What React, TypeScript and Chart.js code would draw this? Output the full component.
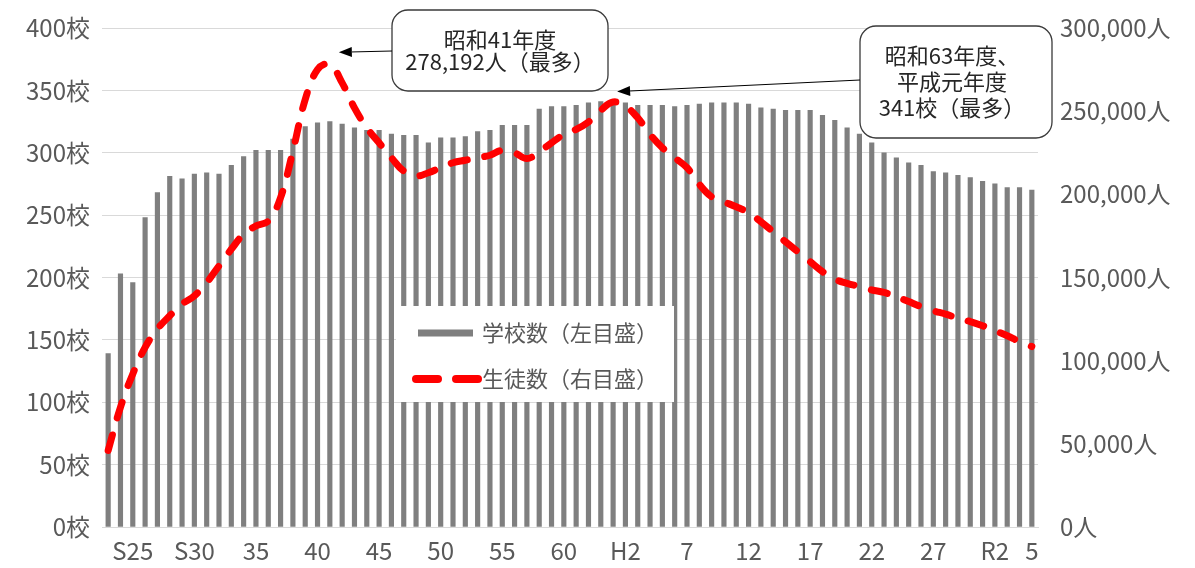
import React, { useEffect, useRef } from "react";
import { Chart, registerables } from "chart.js";

Chart.register(...registerables);

// Fiscal years S23 (1948) .. R5 (2023)
const categories: string[] = [
  "S23", "S24", "S25", "S26", "S27", "S28", "S29", "S30", "S31", "S32",
  "S33", "S34", "S35", "S36", "S37", "S38", "S39", "S40", "S41", "S42",
  "S43", "S44", "S45", "S46", "S47", "S48", "S49", "S50", "S51", "S52",
  "S53", "S54", "S55", "S56", "S57", "S58", "S59", "S60", "S61", "S62",
  "S63", "H1", "H2", "H3", "H4", "H5", "H6", "H7", "H8", "H9",
  "H10", "H11", "H12", "H13", "H14", "H15", "H16", "H17", "H18", "H19",
  "H20", "H21", "H22", "H23", "H24", "H25", "H26", "H27", "H28", "H29",
  "H30", "R1", "R2", "R3", "R4", "R5",
];

// Shown x tick labels
const xTickLabels: Record<string, string> = {
  S25: "S25", S30: "S30", S35: "35", S40: "40", S45: "45", S50: "50",
  S55: "55", S60: "60", H2: "H2", H7: "7", H12: "12", H17: "17",
  H22: "22", H27: "27", R2: "R2", R5: "5",
};

// 学校数 (left axis)
const schools: number[] = [
  139, 203, 196, 248, 268, 281, 279, 283, 284, 283,
  290, 297, 302, 302, 302, 311, 321, 324, 325, 323,
  320, 318, 318, 315, 314, 314, 308, 312, 312, 313,
  317, 318, 322, 322, 322, 335, 337, 337, 338, 340,
  341, 341, 340, 338, 338, 338, 337, 338, 339, 340,
  340, 340, 339, 336, 335, 334, 334, 334, 330, 326,
  320, 315, 308, 300, 296, 292, 290, 285, 284, 282,
  280, 277, 275, 272, 272, 270,
];

// 生徒数 (right axis)
const students: number[] = [
  46000, 72000, 92000, 108000, 119000, 127000, 134000, 139000, 147000, 157000,
  167000, 176000, 181000, 184000, 198000, 226000, 257000, 275000, 278192, 267000,
  252000, 240000, 231000, 222000, 214000, 211000, 213000, 216000, 219000, 220500,
  222000, 223500, 226500, 225000, 221500, 225500, 231000, 236000, 239000, 243500,
  250500, 255500, 253000, 246000, 236000, 228000, 222000, 216000, 206000, 198500,
  195500, 192500, 189000, 183500, 177500, 171500, 165500, 159500, 153500, 149000,
  146500, 144500, 142500, 141000, 138500, 135500, 132500, 130000, 128000, 125500,
  123500, 121000, 118000, 115000, 111500, 108500,
];

const leftTicks = { min: 0, max: 400, step: 50, unit: "校" };
const rightTicks = { min: 0, max: 300000, step: 50000, unit: "人" };

const legendLabels = ["学校数（左目盛）", "生徒数（右目盛）"];
const note1Lines = ["昭和41年度", "278,192人（最多）"];
const note1Index = 18;
const note2Lines = ["昭和63年度、", "平成元年度", "341校（最多）"];
const note2Index = 41;

const FONT = '"Noto Sans CJK JP", "Noto Sans", sans-serif';
const TEXT = "#595959";
const BAR = "#7f7f7f";
const RED = "#ff0000";

function arrow(ctx: CanvasRenderingContext2D, x1: number, y1: number, x2: number, y2: number) {
  ctx.save();
  ctx.strokeStyle = "#000";
  ctx.fillStyle = "#000";
  ctx.lineWidth = 1;
  const ang = Math.atan2(y2 - y1, x2 - x1);
  const hl = 13, hw = 5;
  const bx = x2 - hl * Math.cos(ang), by = y2 - hl * Math.sin(ang);
  ctx.beginPath();
  ctx.moveTo(x1, y1);
  ctx.lineTo(bx, by);
  ctx.stroke();
  ctx.beginPath();
  ctx.moveTo(x2, y2);
  ctx.lineTo(bx + hw * Math.sin(ang), by - hw * Math.cos(ang));
  ctx.lineTo(bx - hw * Math.sin(ang), by + hw * Math.cos(ang));
  ctx.closePath();
  ctx.fill();
  ctx.restore();
}

function noteBox(ctx: CanvasRenderingContext2D, x: number, y: number, w: number, h: number, lines: string[], lineH: number, cx: number) {
  ctx.save();
  ctx.beginPath();
  (ctx as any).roundRect(x, y, w, h, 16);
  ctx.fillStyle = "#fff";
  ctx.fill();
  ctx.strokeStyle = "#3a3a3a";
  ctx.lineWidth = 1.3;
  ctx.stroke();
  ctx.fillStyle = "#262626";
  ctx.font = `22px ${FONT}`;
  ctx.textAlign = "center";
  ctx.textBaseline = "middle";
  const cy = y + h / 2;
  lines.forEach((t, i) => {
    ctx.fillText(t, cx, cy + (i - (lines.length - 1) / 2) * lineH);
  });
  ctx.restore();
}

const overlayPlugin = {
  id: "overlay",
  afterDatasetsDraw(chart: any) {
    const ctx: CanvasRenderingContext2D = chart.ctx;
    // legend
    ctx.save();
    ctx.fillStyle = "#fff";
    ctx.fillRect(396, 306, 278, 96);
    ctx.strokeStyle = BAR;
    ctx.lineWidth = 7;
    ctx.beginPath();
    ctx.moveTo(418, 333);
    ctx.lineTo(473, 333);
    ctx.stroke();
    ctx.strokeStyle = RED;
    ctx.lineWidth = 8;
    ctx.lineCap = "round";
    ctx.setLineDash([22, 18]);
    ctx.beginPath();
    ctx.moveTo(416, 379);
    ctx.lineTo(480, 379);
    ctx.stroke();
    ctx.setLineDash([]);
    ctx.fillStyle = TEXT;
    ctx.font = `22px ${FONT}`;
    ctx.textBaseline = "middle";
    ctx.textAlign = "left";
    ctx.fillText(legendLabels[0], 482, 333);
    ctx.fillText(legendLabels[1], 482, 379);
    ctx.restore();
  },
  afterDraw(chart: any) {
    const ctx: CanvasRenderingContext2D = chart.ctx;
    const lineMeta = chart.getDatasetMeta(0);
    const barMeta = chart.getDatasetMeta(1);
    const p1 = lineMeta.data[note1Index];
    const p2 = barMeta.data[note2Index];
    noteBox(ctx, 392, 10, 216, 81, note1Lines, 22, 500);
    arrow(ctx, 392, 51, p1.x + 9, p1.y - 12);
    noteBox(ctx, 860, 26, 192, 112, note2Lines, 26, 952);
    arrow(ctx, 860, 80, p2.x + 4, p2.y - 10);
  },
};

export default function App() {
  const ref = useRef<HTMLCanvasElement>(null);
  useEffect(() => {
    document.body.style.margin = "0";
    const canvas = ref.current!;
    const chart = new Chart(canvas, {
      type: "bar",
      data: {
        labels: categories,
        datasets: [
          {
            type: "line",
            label: legendLabels[1],
            data: students,
            yAxisID: "y1",
            borderColor: RED,
            borderWidth: 7,
            borderDash: [16, 18],
            borderCapStyle: "round",
            borderJoinStyle: "round",
            pointRadius: 0,
            tension: 0.4,
            fill: false,
            order: 0,
          } as any,
          {
            type: "bar",
            label: legendLabels[0],
            data: schools,
            yAxisID: "y",
            backgroundColor: BAR,
            barThickness: 4.5,
            order: 1,
          },
        ],
      },
      options: {
        responsive: false,
        animation: false,
        devicePixelRatio: 1,
        layout: { padding: { top: 28, left: 0, right: 0, bottom: 0 } },
        plugins: { legend: { display: false }, tooltip: { enabled: false } },
        scales: {
          x: {
            offset: true,
            grid: { display: false, drawTicks: false },
            border: { display: true, color: "#d9d9d9", width: 1 },
            ticks: {
              autoSkip: false,
              maxRotation: 0,
              padding: 9,
              color: TEXT,
              font: { family: FONT, size: 24 },
              callback: (_v: any, i: number) => xTickLabels[categories[i]] ?? "",
            },
            afterFit: (s: any) => { s.height = 41; s.paddingLeft = 0; s.paddingRight = 0; },
          },
          y: {
            position: "left",
            min: leftTicks.min,
            max: leftTicks.max,
            grid: { color: "#d9d9d9", drawTicks: false },
            border: { display: false },
            ticks: {
              stepSize: leftTicks.step,
              padding: 12,
              color: TEXT,
              font: { family: FONT, size: 24 },
              callback: (v: any) => `${v}${leftTicks.unit}`,
            },
            afterFit: (s: any) => { s.width = 102; s.paddingTop = 0; s.paddingBottom = 0; },
          },
          y1: {
            position: "right",
            min: rightTicks.min,
            max: rightTicks.max,
            grid: { display: false, drawTicks: false },
            border: { display: false },
            ticks: {
              stepSize: rightTicks.step,
              padding: 22,
              color: TEXT,
              font: { family: FONT, size: 24 },
              callback: (v: any) => `${Number(v).toLocaleString("en-US")}${rightTicks.unit}`,
            },
            afterFit: (s: any) => { s.width = 157; s.paddingTop = 0; s.paddingBottom = 0; },
          },
        },
      },
      plugins: [overlayPlugin],
    });
    return () => chart.destroy();
  }, []);
  return (
    <div style={{ width: 1195, height: 568 }}>
      <canvas ref={ref} width={1195} height={568} />
    </div>
  );
}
:::
Problem to work on:
Starting at the first line of the material, output exactly the lines up to and including the one with "Chart.register(...registerables);". Do not include the pictures.

Reply:
What React, TypeScript and Chart.js code would draw this? Output the full component.
import React, { useEffect, useRef } from "react";
import { Chart, registerables } from "chart.js";

Chart.register(...registerables);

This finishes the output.